I had a "chatty Wendy" in the early years of school and I worked with her to find ways to avoid talking when the teacher is talking or when she was supposed to be learning and not talking: we worked on these possible ideas that she helped me brainstorm:
- doodling when she wanted to talk
- writing out a list of things to talk over with me when she got home
- writing down her questions to ask the teacher or her comments to share with the
teacher following a time of learning
Then about the privilege removal (punishment coming from revenge - hurt feelings on
the teacher's part) which is obviously WRONG, and yet 2 wrongs don't make a right -
and your honest desire to keep the relationship open is admirable, since I'm sure your love for your son and his feelings takes the uppermost place in your heart!........ I suggest going to see the teacher about the talking and letting her know you don't want the kids to be disrespectful by talking out of turn, and ask for her suggestions on how you can help your son. I would also ask her to explain her classroom rules so that you can go over them with your son and be sure he understands what TO do and what NOT to do and how he can take care of his need to talk without disrespecting the teacher and the other kids in the classroom.

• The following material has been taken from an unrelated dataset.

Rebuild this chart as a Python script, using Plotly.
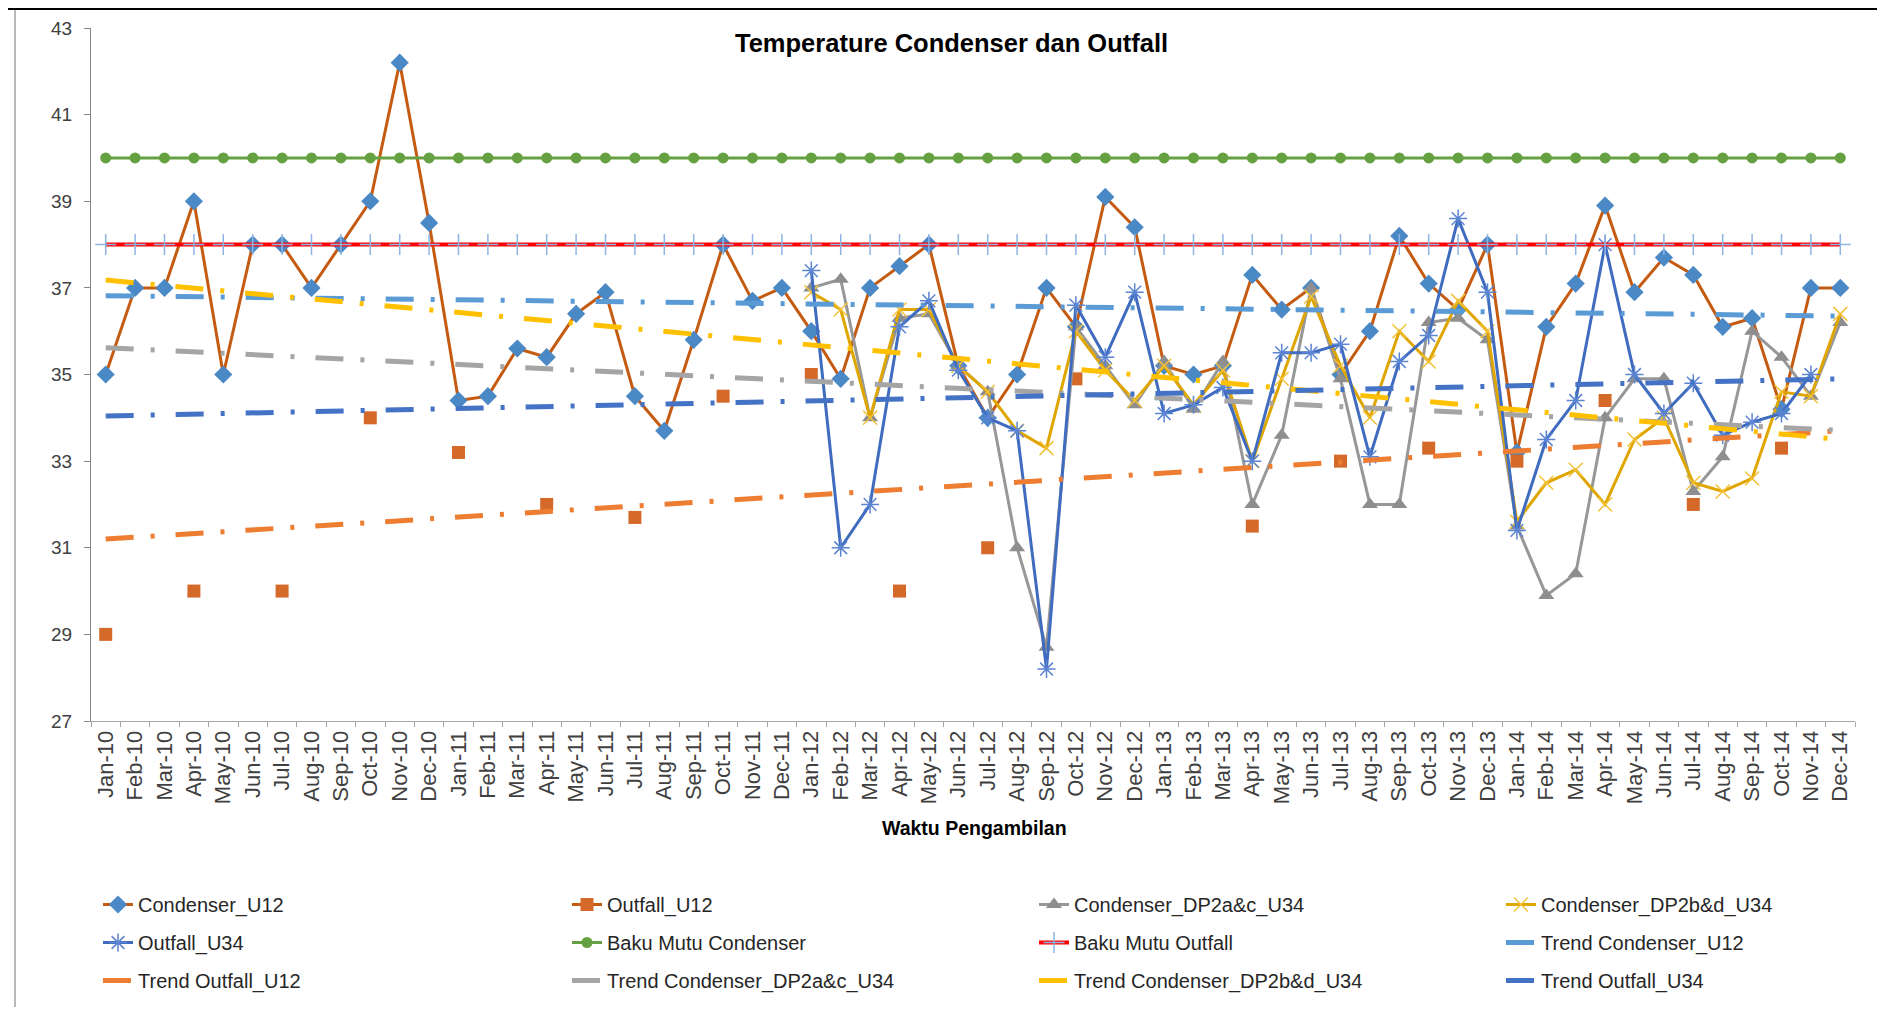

Then I would use an I message that says, "I've come to talk with you so that we can all get along this year. Check out the reality by stating what your son has said happened the day of the talking and removal. Ask her to state what happened. Then you tell what your son said happened. Then carefully and without anger say something like, "When my son talks out of turn, I feel badly for everyone - for him for what he misses, for you because you are trying to teach, and for the other students who are trying to pay attention. I will work with my son about that. Hearing that you removed their privilege to have birthday treats later in the day doesn't seem related to the talking - in fact, he and I feel sad and angry that he missed this privilege of celebrating with his classmate because of his choosing to talk out of turn. Please explain to me how taking away this treat-time would teach my son not to talk in class." Then listen, and then go to the idea of solutions rather than consequences - bring her a copy of Positive Discipline in the classroom and even volunteer to go in and help run a class meeting on setting classroom guidelines based on MUTUAL respect and RESPONSIBILITY. (And schedule a training in your area!!! Make an appointment to see the principle and offer to be the contact locally to bring Jane Nelsen or one of the Certified Positive Discipline Associates to do a system-wide training in Positive Discipline!) If your son can be with you to work out the idea of what he will do differently instead of talking during class, that would be great - but you may want to go alone first to share your disappointment with how she handled the four talkers. You may want to schedule two short meetings with her - one for the 2 of you - and then a separate one for the 3 of you.
I am sure that if you remain non-defensive and not angry, you could be a tremendous encourager to this teacher who is either newish and not secure in her teaching or oldish and tired.
YOU CAN DO IT! AND YOU CAN DO IT RESPECTFULLY!!